**Task to carry out**
In your copy, repeat the records exactly and leave out the pictures.

**Provided material**

───

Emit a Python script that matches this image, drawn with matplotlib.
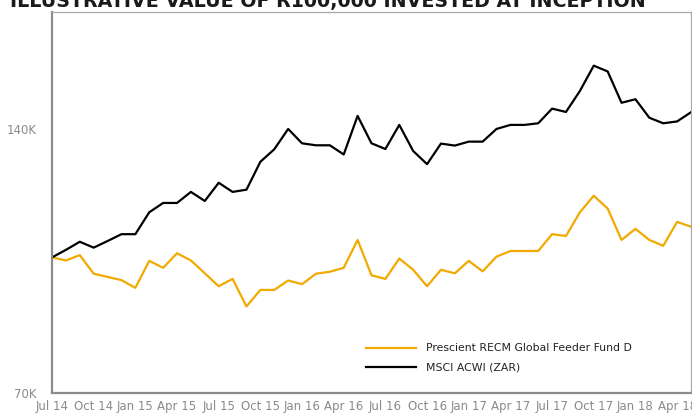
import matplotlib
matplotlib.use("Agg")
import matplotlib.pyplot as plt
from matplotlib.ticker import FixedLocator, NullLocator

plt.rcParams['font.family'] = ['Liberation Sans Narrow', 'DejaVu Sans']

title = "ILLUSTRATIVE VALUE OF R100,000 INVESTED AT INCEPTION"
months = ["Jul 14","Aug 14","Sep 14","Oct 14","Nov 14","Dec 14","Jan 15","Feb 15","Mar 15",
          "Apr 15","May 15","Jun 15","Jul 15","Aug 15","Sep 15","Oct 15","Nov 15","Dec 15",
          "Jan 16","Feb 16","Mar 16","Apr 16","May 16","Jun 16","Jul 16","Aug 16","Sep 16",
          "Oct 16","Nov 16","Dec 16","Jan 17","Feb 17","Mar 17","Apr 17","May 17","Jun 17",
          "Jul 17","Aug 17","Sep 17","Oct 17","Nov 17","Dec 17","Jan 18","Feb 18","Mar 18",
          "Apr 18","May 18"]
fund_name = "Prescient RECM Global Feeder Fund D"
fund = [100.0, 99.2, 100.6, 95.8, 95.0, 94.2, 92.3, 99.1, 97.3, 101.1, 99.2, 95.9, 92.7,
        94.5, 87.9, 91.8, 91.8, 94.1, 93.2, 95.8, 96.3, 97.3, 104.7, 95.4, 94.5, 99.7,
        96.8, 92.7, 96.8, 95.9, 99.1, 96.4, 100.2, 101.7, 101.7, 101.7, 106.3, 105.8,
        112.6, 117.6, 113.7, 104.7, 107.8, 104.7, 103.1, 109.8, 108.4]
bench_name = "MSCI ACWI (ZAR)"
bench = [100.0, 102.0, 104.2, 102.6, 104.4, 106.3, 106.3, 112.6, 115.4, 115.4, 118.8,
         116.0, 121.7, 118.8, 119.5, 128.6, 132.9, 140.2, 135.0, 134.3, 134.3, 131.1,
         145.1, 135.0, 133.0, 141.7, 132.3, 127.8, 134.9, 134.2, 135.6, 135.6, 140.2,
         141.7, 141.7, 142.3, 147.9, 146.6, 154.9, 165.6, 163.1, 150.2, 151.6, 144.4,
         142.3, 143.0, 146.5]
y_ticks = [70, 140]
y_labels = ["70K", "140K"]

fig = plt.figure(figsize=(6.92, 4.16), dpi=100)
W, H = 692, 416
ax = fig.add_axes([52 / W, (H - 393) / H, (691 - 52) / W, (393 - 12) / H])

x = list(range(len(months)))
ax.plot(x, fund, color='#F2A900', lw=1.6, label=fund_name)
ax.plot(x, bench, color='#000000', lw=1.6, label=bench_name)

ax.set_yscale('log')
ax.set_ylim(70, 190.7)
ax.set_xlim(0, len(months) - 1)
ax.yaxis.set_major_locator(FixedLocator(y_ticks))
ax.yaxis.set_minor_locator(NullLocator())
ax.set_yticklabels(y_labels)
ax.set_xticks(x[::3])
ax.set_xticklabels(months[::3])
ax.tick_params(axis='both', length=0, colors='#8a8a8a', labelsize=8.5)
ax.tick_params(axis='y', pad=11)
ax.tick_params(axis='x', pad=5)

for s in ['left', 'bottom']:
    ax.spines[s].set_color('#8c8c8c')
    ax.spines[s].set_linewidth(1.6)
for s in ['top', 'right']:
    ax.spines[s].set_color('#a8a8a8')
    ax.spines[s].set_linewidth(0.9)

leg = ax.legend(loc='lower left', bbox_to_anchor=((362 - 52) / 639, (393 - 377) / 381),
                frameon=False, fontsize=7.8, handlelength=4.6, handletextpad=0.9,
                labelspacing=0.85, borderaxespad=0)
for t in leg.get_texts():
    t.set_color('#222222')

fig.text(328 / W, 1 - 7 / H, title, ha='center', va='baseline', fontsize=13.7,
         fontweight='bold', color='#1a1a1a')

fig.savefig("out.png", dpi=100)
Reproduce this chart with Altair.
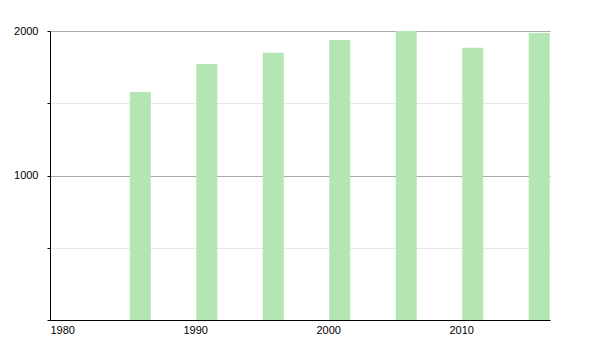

───

**Exercise result**
Emit a Python script that matches this image, drawn with matplotlib.
import matplotlib
matplotlib.use("Agg")
import matplotlib.pyplot as plt
from matplotlib.ticker import FixedLocator, NullLocator

plt.rcParams['font.family'] = ['Liberation Sans Narrow', 'DejaVu Sans']

title = "ILLUSTRATIVE VALUE OF R100,000 INVESTED AT INCEPTION"
months = ["Jul 14","Aug 14","Sep 14","Oct 14","Nov 14","Dec 14","Jan 15","Feb 15","Mar 15",
          "Apr 15","May 15","Jun 15","Jul 15","Aug 15","Sep 15","Oct 15","Nov 15","Dec 15",
          "Jan 16","Feb 16","Mar 16","Apr 16","May 16","Jun 16","Jul 16","Aug 16","Sep 16",
          "Oct 16","Nov 16","Dec 16","Jan 17","Feb 17","Mar 17","Apr 17","May 17","Jun 17",
          "Jul 17","Aug 17","Sep 17","Oct 17","Nov 17","Dec 17","Jan 18","Feb 18","Mar 18",
          "Apr 18","May 18"]
fund_name = "Prescient RECM Global Feeder Fund D"
fund = [100.0, 99.2, 100.6, 95.8, 95.0, 94.2, 92.3, 99.1, 97.3, 101.1, 99.2, 95.9, 92.7,
        94.5, 87.9, 91.8, 91.8, 94.1, 93.2, 95.8, 96.3, 97.3, 104.7, 95.4, 94.5, 99.7,
        96.8, 92.7, 96.8, 95.9, 99.1, 96.4, 100.2, 101.7, 101.7, 101.7, 106.3, 105.8,
        112.6, 117.6, 113.7, 104.7, 107.8, 104.7, 103.1, 109.8, 108.4]
bench_name = "MSCI ACWI (ZAR)"
bench = [100.0, 102.0, 104.2, 102.6, 104.4, 106.3, 106.3, 112.6, 115.4, 115.4, 118.8,
         116.0, 121.7, 118.8, 119.5, 128.6, 132.9, 140.2, 135.0, 134.3, 134.3, 131.1,
         145.1, 135.0, 133.0, 141.7, 132.3, 127.8, 134.9, 134.2, 135.6, 135.6, 140.2,
         141.7, 141.7, 142.3, 147.9, 146.6, 154.9, 165.6, 163.1, 150.2, 151.6, 144.4,
         142.3, 143.0, 146.5]
y_ticks = [70, 140]
y_labels = ["70K", "140K"]

fig = plt.figure(figsize=(6.92, 4.16), dpi=100)
W, H = 692, 416
ax = fig.add_axes([52 / W, (H - 393) / H, (691 - 52) / W, (393 - 12) / H])

x = list(range(len(months)))
ax.plot(x, fund, color='#F2A900', lw=1.6, label=fund_name)
ax.plot(x, bench, color='#000000', lw=1.6, label=bench_name)

ax.set_yscale('log')
ax.set_ylim(70, 190.7)
ax.set_xlim(0, len(months) - 1)
ax.yaxis.set_major_locator(FixedLocator(y_ticks))
ax.yaxis.set_minor_locator(NullLocator())
ax.set_yticklabels(y_labels)
ax.set_xticks(x[::3])
ax.set_xticklabels(months[::3])
ax.tick_params(axis='both', length=0, colors='#8a8a8a', labelsize=8.5)
ax.tick_params(axis='y', pad=11)
ax.tick_params(axis='x', pad=5)

for s in ['left', 'bottom']:
    ax.spines[s].set_color('#8c8c8c')
    ax.spines[s].set_linewidth(1.6)
for s in ['top', 'right']:
    ax.spines[s].set_color('#a8a8a8')
    ax.spines[s].set_linewidth(0.9)

leg = ax.legend(loc='lower left', bbox_to_anchor=((362 - 52) / 639, (393 - 377) / 381),
                frameon=False, fontsize=7.8, handlelength=4.6, handletextpad=0.9,
                labelspacing=0.85, borderaxespad=0)
for t in leg.get_texts():
    t.set_color('#222222')

fig.text(328 / W, 1 - 7 / H, title, ha='center', va='baseline', fontsize=13.7,
         fontweight='bold', color='#1a1a1a')

fig.savefig("out.png", dpi=100)
Reproduce this chart with Altair.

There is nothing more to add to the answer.